1. Educational pathfinders? : a study of international student mobility in China
- Author
-
Lee, Kris and Waters, Johanna
- Subjects
Migration ,Sociology ,Human geography - Abstract
To date, a significant body of qualitative scholarship on international student mobility has centred around migration flows to 'Western' destinations, particularly to Anglophone and/or European nations. On the contrary, educational migration from these established destination regions to newly emerging study abroad destinations is a relatively recent phenomenon and, consequently, remains eminently under-researched. To fill this gap in our knowledge, I discuss the findings of a qualitative study into European and North American students undertaking an English-taught undergraduate degree in China.

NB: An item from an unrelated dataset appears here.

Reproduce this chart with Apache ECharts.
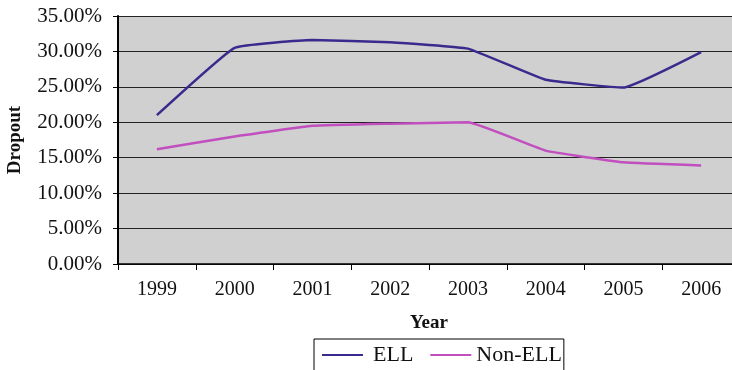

Using literature from human geography, sociology, education, migration studies and tourism studies, this thesis explores the ways in which 'Western' transnational students engage with, and make meaning of, cross-border mobility, transnational higher education, and cosmopolitanism in neoliberal times. Drawing on a thematic analysis of in-depth interviews and social media content, I seek to understand the narratives that international students from Anglophone and European countries create and share during their study abroad experiences in China. The findings of this empirical research reveal that transnational students' desires for mobility constitute variegated combinations of economic and non-economic (i.e., personal, emotional, and intangible) considerations. Regardless of how students' motivations vary, in reflecting on their experiences of a 'less-taken' path, transnational students predominantly drew on neoliberal discourse of cosmopolitanism as an imperative part of the ongoing construction of the self as well as a narrative strategy to set themselves apart from others. In particular, visual and textual narratives on social media created by transnational students call for the need to conceptualise them as actively producing, performing, and curating cosmopolitan sensibilities while actively consuming the imagined and experienced differences of the host society. This study concludes by asserting the value of studying the emerging mobility of transnational students from the 'West' and its contribution to a wider project of understanding and intervening in international education's social, economic, and cultural role in the modern world.